Matthew Hopper, an associate professor of history at Cal Poly, was one of three finalists for the 2016 Frederick Douglass Book Prize, given this spring by the Gilder Lehrman Center for the Study of Slavery, Resistance, and Abolition. His book, “Slaves of One Master: Globalization and Slavery in Arabia in the Age of Empire,” was published in August 2015 by Yale University Press.
“I was completely surprised and humbled to learn that the book had been selected as a finalist for the Frederick Douglass Book Prize,” says Hopper. “It’s the kind of thing you hope to accomplish by the end of your career, and since this is my first book I was definitely not expecting anything like this.”
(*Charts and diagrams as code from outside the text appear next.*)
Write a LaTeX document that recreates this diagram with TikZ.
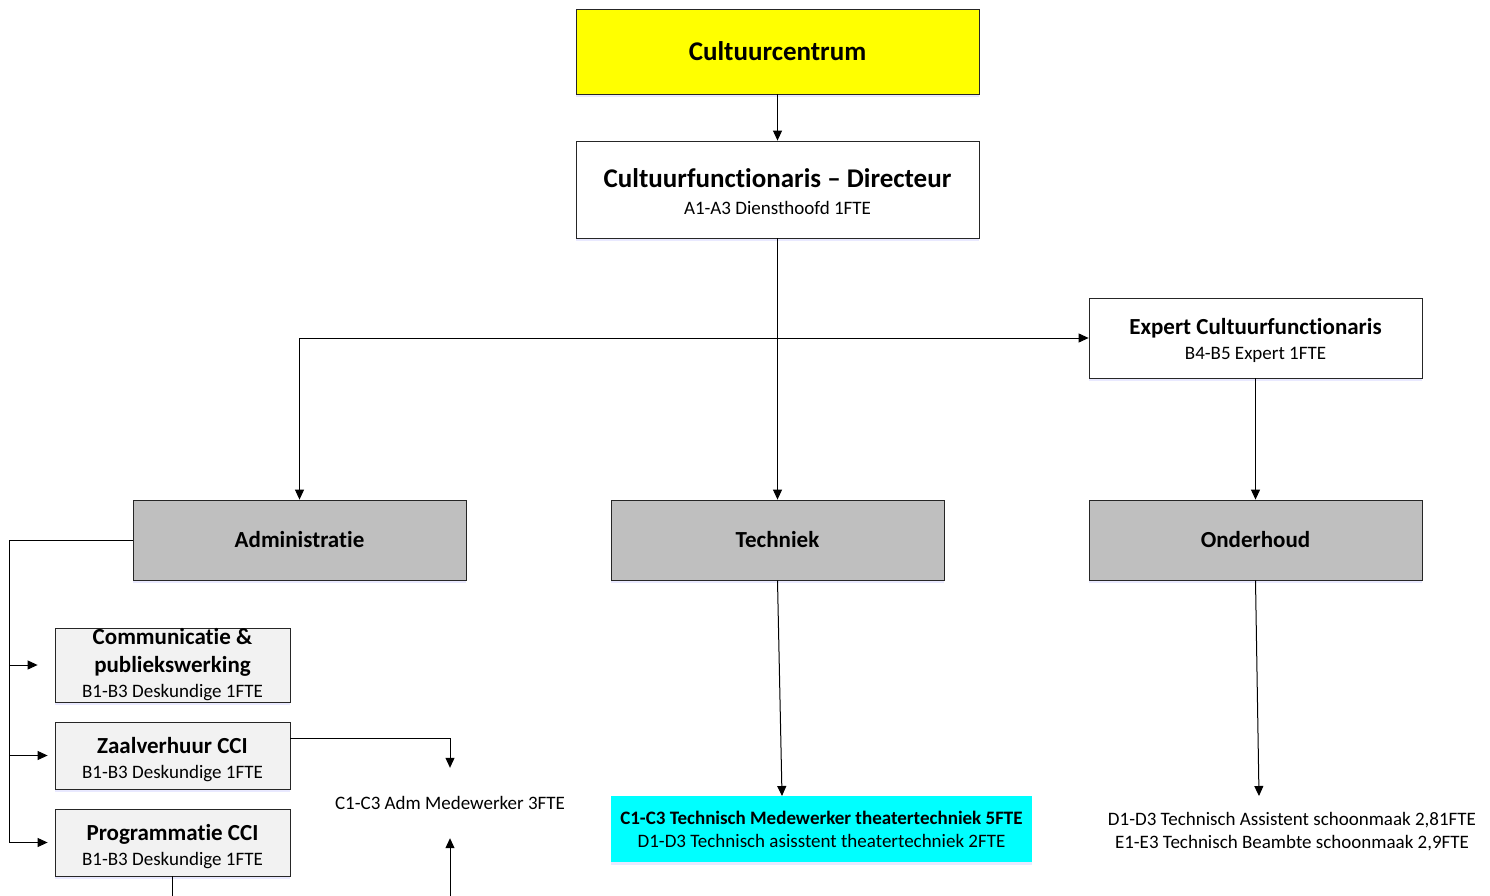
\documentclass[tikz,border=0pt]{standalone}
\usepackage{fontspec}
\setmainfont{Carlito}[Ligatures=NoCommon]
\usetikzlibrary{arrows.meta,shadows}
\usepackage{xcolor}
\definecolor{hgray}{HTML}{BFBFBF}
\definecolor{hlight}{HTML}{F2F2F2}
\definecolor{hyellow}{HTML}{FFFF00}
\definecolor{hcyan}{HTML}{00FFFF}
\newcommand{\bigtitle}{\fontsize{27}{27}\bfseries\selectfont}
\newcommand{\boxtitle}{\fontsize{23}{25}\bfseries\selectfont}
\newcommand{\boxsub}{\fontsize{19}{25}\mdseries\selectfont}

\begin{document}
\begin{tikzpicture}[x=1pt,y=-1pt,
    unit/.style={draw=black!85, line width=0.8pt, align=center, inner sep=0pt,
      font=\fontsize{19}{25}\selectfont,
      drop shadow={shadow xshift=0pt, shadow yshift=-3pt, fill=blue!35, opacity=0.25}},
    bigbox/.style={unit, minimum width=403pt},
    deptbox/.style={unit, fill=hgray, minimum width=333pt, minimum height=80pt},
    subbox/.style={unit, fill=hlight, minimum width=235pt},
    plain/.style={align=center, inner sep=0pt, font=\fontsize{19}{23}\selectfont},
    conn/.style={line width=1pt, -{Triangle[width=9pt,length=10pt]}},
    line/.style={line width=1pt}]
  \useasboundingbox (0,0) rectangle (1490,896);

  % top of the chart
  \node[bigbox, fill=hyellow, minimum height=85pt] (centrum) at (777.5,51.5) {\bigtitle Cultuurcentrum};
  \node[bigbox, fill=white, minimum height=97pt, font=\fontsize{19}{27}\selectfont] (directeur) at (777.5,189.5)
    {\bigtitle\rule{0pt}{24pt}Cultuurfunctionaris -- Directeur\\ \boxsub A1-A3 Diensthoofd 1FTE};
  \node[unit, fill=white, minimum width=333pt, minimum height=80pt] (expert) at (1255.5,338)
    {\boxtitle\rule{0pt}{22pt}Expert Cultuurfunctionaris\\ \boxsub B4-B5 Expert 1FTE};

  % departments
  \node[deptbox] (admin) at (299.5,540) {\boxtitle Administratie};
  \node[deptbox] (techniek) at (777.5,540) {\boxtitle Techniek};
  \node[deptbox] (onderhoud) at (1255.5,540) {\boxtitle Onderhoud};

  % administratie
  \node[subbox, minimum height=74pt] (comm) at (172.5,665)
    {\boxtitle Communicatie \&\\[3pt] \boxtitle publiekswerking\\ \boxsub B1-B3 Deskundige 1FTE};
  \node[subbox, minimum height=67pt] (zaal) at (172.5,755.5)
    {\boxtitle\rule{0pt}{24pt}Zaalverhuur CCI\\ \boxsub B1-B3 Deskundige 1FTE};
  \node[subbox, minimum height=67pt] (prog) at (172.5,842.5)
    {\boxtitle\rule{0pt}{24pt}Programmatie CCI\\ \boxsub B1-B3 Deskundige 1FTE};
  \node[plain, minimum height=70pt] (admmw) at (450,803) {\boxsub C1-C3 Adm Medewerker 3FTE};

  % techniek en onderhoud
  \node[fill=hcyan, align=center, inner sep=0pt, minimum width=421pt, minimum height=66pt,
    font=\fontsize{19}{23}\selectfont,
    drop shadow={shadow xshift=0pt, shadow yshift=-3pt, fill=blue!35, opacity=0.25}] (techmw) at (821.5,829)
    {\boxsub\bfseries C1-C3 Technisch Medewerker theatertechniek 5FTE\\ \boxsub D1-D3 Technisch asisstent theatertechniek 2FTE};
  \node[plain, minimum height=66pt] (schoon) at (1292,832)
    {\boxsub D1-D3 Technisch Assistent schoonmaak 2,81FTE\\ \boxsub E1-E3 Technisch Beambte schoonmaak 2,9FTE};

  \coordinate (split) at (777.5,338);
  \coordinate (bus) at (9,540);
  \coordinate (techin) at (782,796);
  \coordinate (schoonin) at (1259,796);
  \coordinate (progout) at (172.5,896);
  \coordinate (admin-up) at (450,896);

  \draw[conn] (centrum) -- (directeur);
  \draw[line] (directeur.south) -- (split);
  \draw[conn] (split) -| (admin.north);
  \draw[conn] (directeur.south) -- (techniek.north);
  \draw[conn] (split) -- (expert.west);
  \draw[conn] (expert) -- (onderhoud);
  \draw[conn] (techniek.south) -- (techin);
  \draw[conn] (onderhoud.south) -- (schoonin);

  \draw[line] (admin.west) -- (bus);
  \draw[conn, shorten >=17pt] (bus) |- (comm.west);
  \draw[conn, shorten >=7pt] (bus) |- (zaal.west);
  \draw[conn, shorten >=7pt] (bus) |- (prog.west);
  \draw[conn] (zaal.north east) ++(0,17) -| (admmw.north);
  \draw[conn] (admin-up) -- (admmw.south);
  \draw[line] (prog.south) -- (progout);
\end{tikzpicture}
\end{document}
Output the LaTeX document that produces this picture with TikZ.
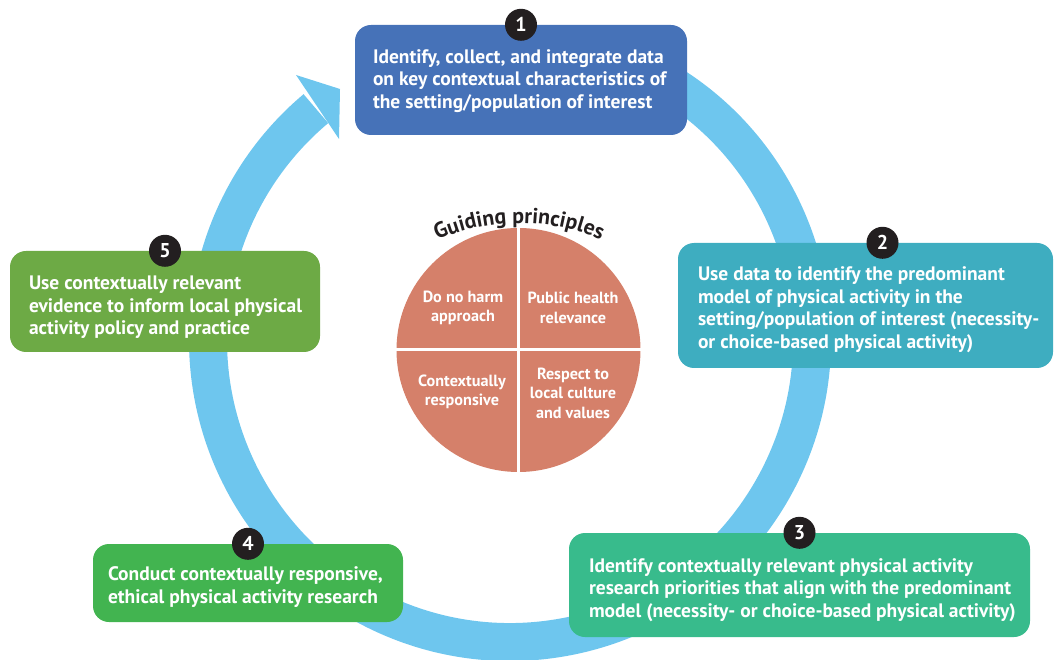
\documentclass[tikz,border=0pt]{standalone}
\usepackage{fontspec}
\setmainfont{PT Sans}
\usepackage{xcolor}
\usetikzlibrary{decorations.text}

\definecolor{ringblue}{HTML}{6EC6EE}
\definecolor{stageone}{HTML}{4672B8}
\definecolor{stagetwo}{HTML}{3EADC0}
\definecolor{stagethree}{HTML}{38BB8C}
\definecolor{stagefour}{HTML}{42B450}
\definecolor{stagefive}{HTML}{6DAA45}
\definecolor{piesalmon}{HTML}{D5806A}
\definecolor{badgeblack}{HTML}{231F20}

\begin{document}
\begin{tikzpicture}[x=1pt,y=1pt,
  stage/.style={rounded corners=16pt, inner sep=0pt},
  stagetext/.style={anchor=west, inner sep=0pt, align=left, text=white, font=\bfseries\fontsize{19.5}{22.5}\selectfont},
  badge/.style={circle, fill=badgeblack, text=white, minimum size=32pt, inner sep=0pt, font=\bfseries\fontsize{20}{20}\selectfont},
  quarter/.style={inner sep=0pt, align=center, text=white, font=\bfseries\fontsize{16.2}{19.5}\selectfont}]
\useasboundingbox (0,0) rectangle (1054,659);
% the cycle arrow
\coordinate (ringc) at (510,319);
\draw[ringblue, line width=38pt] ([shift=(62:302)]ringc) arc[start angle=62, end angle=-230, radius=302];
\fill[ringblue] (296,584) -- (340,570) -- (339,520) -- cycle;
% the five stages
\node[stage, fill=stageone, minimum width=332pt, minimum height=110pt] (s1) at (521,579) {};
\node[stage, fill=stagetwo, minimum width=375pt, minimum height=125pt] (s2) at (865.5,353.5) {};
\node[stage, fill=stagethree, minimum width=461pt, minimum height=104pt] (s3) at (799.5,74) {};
\node[stage, fill=stagefour, minimum width=310pt, minimum height=78pt] (s4) at (248,76) {};
\node[stage, fill=stagefive, minimum width=310pt, minimum height=101pt] (s5) at (165,357.5) {};
\node[stagetext] (t1) at ([xshift=18pt,yshift=-1pt]s1.west) {Identify, collect, and integrate data\\on key contextual characteristics of\\the setting/population of interest};
\node[stagetext] (t2) at ([xshift=20pt,yshift=-4pt]s2.west) {Use data to identify the predominant\\model of physical activity in the\\setting/population of interest (necessity-\\or choice-based physical activity)};
\node[stagetext] (t3) at ([xshift=20pt,yshift=-5pt]s3.west) {Identify contextually relevant physical activity\\research priorities that align with the predominant\\model (necessity- or choice-based physical activity)};
\node[stagetext] (t4) at ([xshift=15pt,yshift=-4pt]s4.west) {Conduct contextually responsive,\\ethical physical activity research};
\node[stagetext] (t5) at ([xshift=19pt,yshift=-6pt]s5.west) {Use contextually relevant\\evidence to inform local physical\\activity policy and practice};
\node[badge] (b1) at (s1.north) {1};
\node[badge] (b2) at ([xshift=17pt]s2.north) {2};
\node[badge] (b3) at (s3.north) {3};
\node[badge] (b4) at (s4.north) {4};
\node[badge] (b5) at (s5.north) {5};
% guiding principles
\coordinate (pc) at (518.5,309);
\fill[piesalmon] (pc) circle (122);
\draw[white, line width=3pt] ([yshift=123pt]pc) -- ([yshift=-123pt]pc);
\draw[white, line width=3pt] ([xshift=-123pt]pc) -- ([xshift=123pt]pc);
\node[quarter] (q1) at ([shift={(-55.5,42)}]pc) {Do no harm\\approach};
\node[quarter] (q2) at ([shift={(54.5,42)}]pc) {Public health\\relevance};
\node[quarter] (q3) at ([shift={(-56.5,-42)}]pc) {Contextually\\responsive};
\node[quarter] (q4) at ([shift={(54.5,-43)}]pc) {Respect to\\local culture\\and values};
\coordinate (gc) at (519,230);
\path[decorate, decoration={text along path, text align=center,
  text={|\color{badgeblack}\bfseries\fontsize{21.8}{21.8}\selectfont|Guiding principles}}]
  ([shift=(116:206)]gc) arc[start angle=116, end angle=64, radius=206];
\end{tikzpicture}
\end{document}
In a deeply researched history, Hopper analyses slavery in Arabia in the nineteenth and twentieth centuries, particularly the connections among enslavement, globalization and empires. “Most of us today don’t think very much about the lives of the laborers who produce our food, clothes, or cell phones,” Hopper said. “Likewise, in the nineteenth century, most people who wore pearl necklaces from the Persian Gulf or consumed dates produced in Arabia did not think about the lives of the enslaved Africans who helped produce those things.”
In the book, Hopper challenges some of the previously held ideas about slavery in the Middle East and British imperialism. It is an impactful analysis that fills a gap in the literature on the subject.